### What you need to do
All of the data should be output character for character, except the pictures.

** begin **

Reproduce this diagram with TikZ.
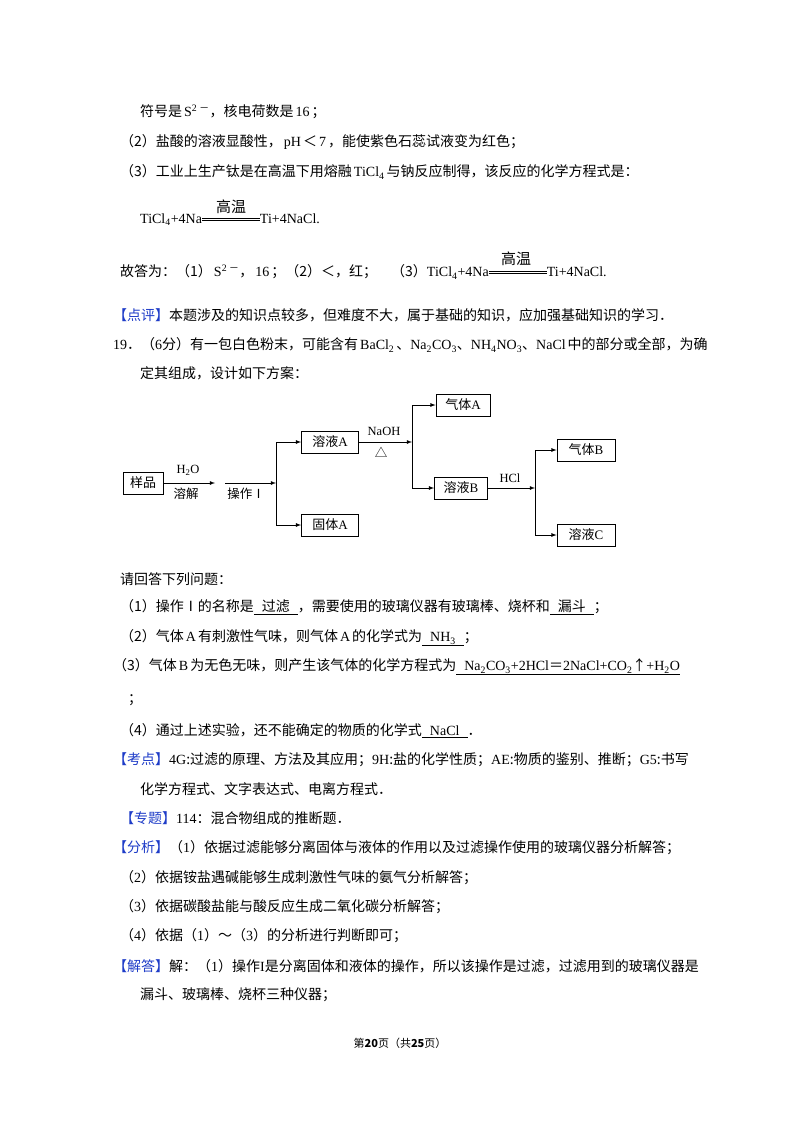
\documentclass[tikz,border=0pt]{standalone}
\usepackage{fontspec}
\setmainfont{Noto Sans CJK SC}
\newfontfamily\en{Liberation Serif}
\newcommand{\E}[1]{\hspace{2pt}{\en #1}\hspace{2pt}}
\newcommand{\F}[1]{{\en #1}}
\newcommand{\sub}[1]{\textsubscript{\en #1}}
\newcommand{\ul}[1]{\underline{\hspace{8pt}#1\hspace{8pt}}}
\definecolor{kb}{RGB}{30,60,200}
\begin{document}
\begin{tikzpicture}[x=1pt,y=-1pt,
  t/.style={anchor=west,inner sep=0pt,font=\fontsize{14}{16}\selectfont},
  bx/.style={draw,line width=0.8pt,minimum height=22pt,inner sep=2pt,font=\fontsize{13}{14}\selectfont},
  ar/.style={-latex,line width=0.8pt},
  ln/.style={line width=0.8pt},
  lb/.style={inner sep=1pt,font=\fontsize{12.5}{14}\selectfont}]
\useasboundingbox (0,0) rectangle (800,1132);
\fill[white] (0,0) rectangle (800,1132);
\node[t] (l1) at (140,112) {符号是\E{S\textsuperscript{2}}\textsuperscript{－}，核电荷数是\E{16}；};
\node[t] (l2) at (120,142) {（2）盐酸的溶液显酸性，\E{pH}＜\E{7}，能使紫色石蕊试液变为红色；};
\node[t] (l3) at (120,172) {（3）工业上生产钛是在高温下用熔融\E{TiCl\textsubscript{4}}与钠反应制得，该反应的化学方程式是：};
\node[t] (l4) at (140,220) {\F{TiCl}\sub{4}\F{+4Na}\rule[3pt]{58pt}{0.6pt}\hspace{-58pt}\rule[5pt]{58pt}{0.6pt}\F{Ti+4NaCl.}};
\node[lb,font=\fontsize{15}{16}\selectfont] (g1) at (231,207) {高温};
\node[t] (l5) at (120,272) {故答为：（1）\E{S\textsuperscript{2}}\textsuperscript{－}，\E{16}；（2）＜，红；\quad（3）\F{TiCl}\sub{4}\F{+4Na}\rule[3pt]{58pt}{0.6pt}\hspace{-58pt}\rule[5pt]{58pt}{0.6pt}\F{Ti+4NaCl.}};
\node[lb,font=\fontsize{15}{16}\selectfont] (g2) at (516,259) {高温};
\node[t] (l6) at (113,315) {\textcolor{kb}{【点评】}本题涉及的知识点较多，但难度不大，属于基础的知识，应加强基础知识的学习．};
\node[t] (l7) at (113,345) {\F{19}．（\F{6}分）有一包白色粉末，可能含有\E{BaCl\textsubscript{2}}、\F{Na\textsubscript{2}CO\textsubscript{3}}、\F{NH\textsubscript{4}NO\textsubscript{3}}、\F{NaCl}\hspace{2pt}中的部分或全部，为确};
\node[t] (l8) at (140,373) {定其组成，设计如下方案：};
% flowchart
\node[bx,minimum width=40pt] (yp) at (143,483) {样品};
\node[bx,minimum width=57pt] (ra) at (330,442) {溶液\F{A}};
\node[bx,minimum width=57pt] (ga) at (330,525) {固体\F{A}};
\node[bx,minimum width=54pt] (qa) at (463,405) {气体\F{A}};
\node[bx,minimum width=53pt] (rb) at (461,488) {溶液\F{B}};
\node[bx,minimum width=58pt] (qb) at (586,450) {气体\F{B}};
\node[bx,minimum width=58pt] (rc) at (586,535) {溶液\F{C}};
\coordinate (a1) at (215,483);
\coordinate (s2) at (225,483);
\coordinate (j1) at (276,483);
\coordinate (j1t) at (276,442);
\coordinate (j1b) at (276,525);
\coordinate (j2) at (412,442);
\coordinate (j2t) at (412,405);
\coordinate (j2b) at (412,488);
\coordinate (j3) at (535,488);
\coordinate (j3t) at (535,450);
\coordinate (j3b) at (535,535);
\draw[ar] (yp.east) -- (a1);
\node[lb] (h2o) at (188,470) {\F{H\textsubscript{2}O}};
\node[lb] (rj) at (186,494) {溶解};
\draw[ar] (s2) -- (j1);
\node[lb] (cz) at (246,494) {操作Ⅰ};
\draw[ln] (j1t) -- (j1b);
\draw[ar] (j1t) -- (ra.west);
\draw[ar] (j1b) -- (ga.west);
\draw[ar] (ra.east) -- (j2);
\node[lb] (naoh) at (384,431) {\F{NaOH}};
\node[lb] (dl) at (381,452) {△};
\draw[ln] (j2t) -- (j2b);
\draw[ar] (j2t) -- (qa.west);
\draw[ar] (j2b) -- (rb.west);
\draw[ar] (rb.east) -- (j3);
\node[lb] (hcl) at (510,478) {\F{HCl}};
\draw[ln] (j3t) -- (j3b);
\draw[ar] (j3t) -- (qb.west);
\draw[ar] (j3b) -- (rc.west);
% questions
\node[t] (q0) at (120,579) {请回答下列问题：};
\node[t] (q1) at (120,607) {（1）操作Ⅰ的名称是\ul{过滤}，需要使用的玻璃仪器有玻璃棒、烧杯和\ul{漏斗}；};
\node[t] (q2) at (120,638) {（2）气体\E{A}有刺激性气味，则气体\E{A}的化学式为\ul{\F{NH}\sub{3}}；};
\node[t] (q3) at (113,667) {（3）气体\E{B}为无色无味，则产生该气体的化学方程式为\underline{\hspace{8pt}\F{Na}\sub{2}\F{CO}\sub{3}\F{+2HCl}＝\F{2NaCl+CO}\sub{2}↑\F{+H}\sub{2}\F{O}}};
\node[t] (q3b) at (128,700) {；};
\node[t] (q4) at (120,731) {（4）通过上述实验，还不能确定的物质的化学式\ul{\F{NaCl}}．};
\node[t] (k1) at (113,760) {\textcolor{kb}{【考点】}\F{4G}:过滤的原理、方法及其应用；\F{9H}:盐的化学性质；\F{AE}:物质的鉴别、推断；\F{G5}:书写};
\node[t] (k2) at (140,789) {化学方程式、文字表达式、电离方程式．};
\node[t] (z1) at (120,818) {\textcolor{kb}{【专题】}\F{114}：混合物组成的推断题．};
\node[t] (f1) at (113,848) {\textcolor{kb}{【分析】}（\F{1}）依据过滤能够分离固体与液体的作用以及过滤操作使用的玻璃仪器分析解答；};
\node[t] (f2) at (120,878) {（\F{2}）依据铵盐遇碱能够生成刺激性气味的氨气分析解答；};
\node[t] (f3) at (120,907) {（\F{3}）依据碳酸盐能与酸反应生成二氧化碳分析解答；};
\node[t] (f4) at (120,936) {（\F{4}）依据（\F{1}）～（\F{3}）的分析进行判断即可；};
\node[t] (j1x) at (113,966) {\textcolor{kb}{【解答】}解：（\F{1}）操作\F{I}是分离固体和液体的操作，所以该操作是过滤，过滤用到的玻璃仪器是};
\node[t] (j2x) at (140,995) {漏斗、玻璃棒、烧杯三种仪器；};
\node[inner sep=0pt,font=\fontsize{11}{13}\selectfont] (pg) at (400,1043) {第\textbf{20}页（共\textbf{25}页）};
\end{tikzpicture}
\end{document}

** end **

### Solution to this exercise
Reproduce this diagram with TikZ.
\documentclass[tikz,border=0pt]{standalone}
\usepackage{fontspec}
\setmainfont{Noto Sans CJK SC}
\newfontfamily\en{Liberation Serif}
\newcommand{\E}[1]{\hspace{2pt}{\en #1}\hspace{2pt}}
\newcommand{\F}[1]{{\en #1}}
\newcommand{\sub}[1]{\textsubscript{\en #1}}
\newcommand{\ul}[1]{\underline{\hspace{8pt}#1\hspace{8pt}}}
\definecolor{kb}{RGB}{30,60,200}
\begin{document}
\begin{tikzpicture}[x=1pt,y=-1pt,
  t/.style={anchor=west,inner sep=0pt,font=\fontsize{14}{16}\selectfont},
  bx/.style={draw,line width=0.8pt,minimum height=22pt,inner sep=2pt,font=\fontsize{13}{14}\selectfont},
  ar/.style={-latex,line width=0.8pt},
  ln/.style={line width=0.8pt},
  lb/.style={inner sep=1pt,font=\fontsize{12.5}{14}\selectfont}]
\useasboundingbox (0,0) rectangle (800,1132);
\fill[white] (0,0) rectangle (800,1132);
\node[t] (l1) at (140,112) {符号是\E{S\textsuperscript{2}}\textsuperscript{－}，核电荷数是\E{16}；};
\node[t] (l2) at (120,142) {（2）盐酸的溶液显酸性，\E{pH}＜\E{7}，能使紫色石蕊试液变为红色；};
\node[t] (l3) at (120,172) {（3）工业上生产钛是在高温下用熔融\E{TiCl\textsubscript{4}}与钠反应制得，该反应的化学方程式是：};
\node[t] (l4) at (140,220) {\F{TiCl}\sub{4}\F{+4Na}\rule[3pt]{58pt}{0.6pt}\hspace{-58pt}\rule[5pt]{58pt}{0.6pt}\F{Ti+4NaCl.}};
\node[lb,font=\fontsize{15}{16}\selectfont] (g1) at (231,207) {高温};
\node[t] (l5) at (120,272) {故答为：（1）\E{S\textsuperscript{2}}\textsuperscript{－}，\E{16}；（2）＜，红；\quad（3）\F{TiCl}\sub{4}\F{+4Na}\rule[3pt]{58pt}{0.6pt}\hspace{-58pt}\rule[5pt]{58pt}{0.6pt}\F{Ti+4NaCl.}};
\node[lb,font=\fontsize{15}{16}\selectfont] (g2) at (516,259) {高温};
\node[t] (l6) at (113,315) {\textcolor{kb}{【点评】}本题涉及的知识点较多，但难度不大，属于基础的知识，应加强基础知识的学习．};
\node[t] (l7) at (113,345) {\F{19}．（\F{6}分）有一包白色粉末，可能含有\E{BaCl\textsubscript{2}}、\F{Na\textsubscript{2}CO\textsubscript{3}}、\F{NH\textsubscript{4}NO\textsubscript{3}}、\F{NaCl}\hspace{2pt}中的部分或全部，为确};
\node[t] (l8) at (140,373) {定其组成，设计如下方案：};
% flowchart
\node[bx,minimum width=40pt] (yp) at (143,483) {样品};
\node[bx,minimum width=57pt] (ra) at (330,442) {溶液\F{A}};
\node[bx,minimum width=57pt] (ga) at (330,525) {固体\F{A}};
\node[bx,minimum width=54pt] (qa) at (463,405) {气体\F{A}};
\node[bx,minimum width=53pt] (rb) at (461,488) {溶液\F{B}};
\node[bx,minimum width=58pt] (qb) at (586,450) {气体\F{B}};
\node[bx,minimum width=58pt] (rc) at (586,535) {溶液\F{C}};
\coordinate (a1) at (215,483);
\coordinate (s2) at (225,483);
\coordinate (j1) at (276,483);
\coordinate (j1t) at (276,442);
\coordinate (j1b) at (276,525);
\coordinate (j2) at (412,442);
\coordinate (j2t) at (412,405);
\coordinate (j2b) at (412,488);
\coordinate (j3) at (535,488);
\coordinate (j3t) at (535,450);
\coordinate (j3b) at (535,535);
\draw[ar] (yp.east) -- (a1);
\node[lb] (h2o) at (188,470) {\F{H\textsubscript{2}O}};
\node[lb] (rj) at (186,494) {溶解};
\draw[ar] (s2) -- (j1);
\node[lb] (cz) at (246,494) {操作Ⅰ};
\draw[ln] (j1t) -- (j1b);
\draw[ar] (j1t) -- (ra.west);
\draw[ar] (j1b) -- (ga.west);
\draw[ar] (ra.east) -- (j2);
\node[lb] (naoh) at (384,431) {\F{NaOH}};
\node[lb] (dl) at (381,452) {△};
\draw[ln] (j2t) -- (j2b);
\draw[ar] (j2t) -- (qa.west);
\draw[ar] (j2b) -- (rb.west);
\draw[ar] (rb.east) -- (j3);
\node[lb] (hcl) at (510,478) {\F{HCl}};
\draw[ln] (j3t) -- (j3b);
\draw[ar] (j3t) -- (qb.west);
\draw[ar] (j3b) -- (rc.west);
% questions
\node[t] (q0) at (120,579) {请回答下列问题：};
\node[t] (q1) at (120,607) {（1）操作Ⅰ的名称是\ul{过滤}，需要使用的玻璃仪器有玻璃棒、烧杯和\ul{漏斗}；};
\node[t] (q2) at (120,638) {（2）气体\E{A}有刺激性气味，则气体\E{A}的化学式为\ul{\F{NH}\sub{3}}；};
\node[t] (q3) at (113,667) {（3）气体\E{B}为无色无味，则产生该气体的化学方程式为\underline{\hspace{8pt}\F{Na}\sub{2}\F{CO}\sub{3}\F{+2HCl}＝\F{2NaCl+CO}\sub{2}↑\F{+H}\sub{2}\F{O}}};
\node[t] (q3b) at (128,700) {；};
\node[t] (q4) at (120,731) {（4）通过上述实验，还不能确定的物质的化学式\ul{\F{NaCl}}．};
\node[t] (k1) at (113,760) {\textcolor{kb}{【考点】}\F{4G}:过滤的原理、方法及其应用；\F{9H}:盐的化学性质；\F{AE}:物质的鉴别、推断；\F{G5}:书写};
\node[t] (k2) at (140,789) {化学方程式、文字表达式、电离方程式．};
\node[t] (z1) at (120,818) {\textcolor{kb}{【专题】}\F{114}：混合物组成的推断题．};
\node[t] (f1) at (113,848) {\textcolor{kb}{【分析】}（\F{1}）依据过滤能够分离固体与液体的作用以及过滤操作使用的玻璃仪器分析解答；};
\node[t] (f2) at (120,878) {（\F{2}）依据铵盐遇碱能够生成刺激性气味的氨气分析解答；};
\node[t] (f3) at (120,907) {（\F{3}）依据碳酸盐能与酸反应生成二氧化碳分析解答；};
\node[t] (f4) at (120,936) {（\F{4}）依据（\F{1}）～（\F{3}）的分析进行判断即可；};
\node[t] (j1x) at (113,966) {\textcolor{kb}{【解答】}解：（\F{1}）操作\F{I}是分离固体和液体的操作，所以该操作是过滤，过滤用到的玻璃仪器是};
\node[t] (j2x) at (140,995) {漏斗、玻璃棒、烧杯三种仪器；};
\node[inner sep=0pt,font=\fontsize{11}{13}\selectfont] (pg) at (400,1043) {第\textbf{20}页（共\textbf{25}页）};
\end{tikzpicture}
\end{document}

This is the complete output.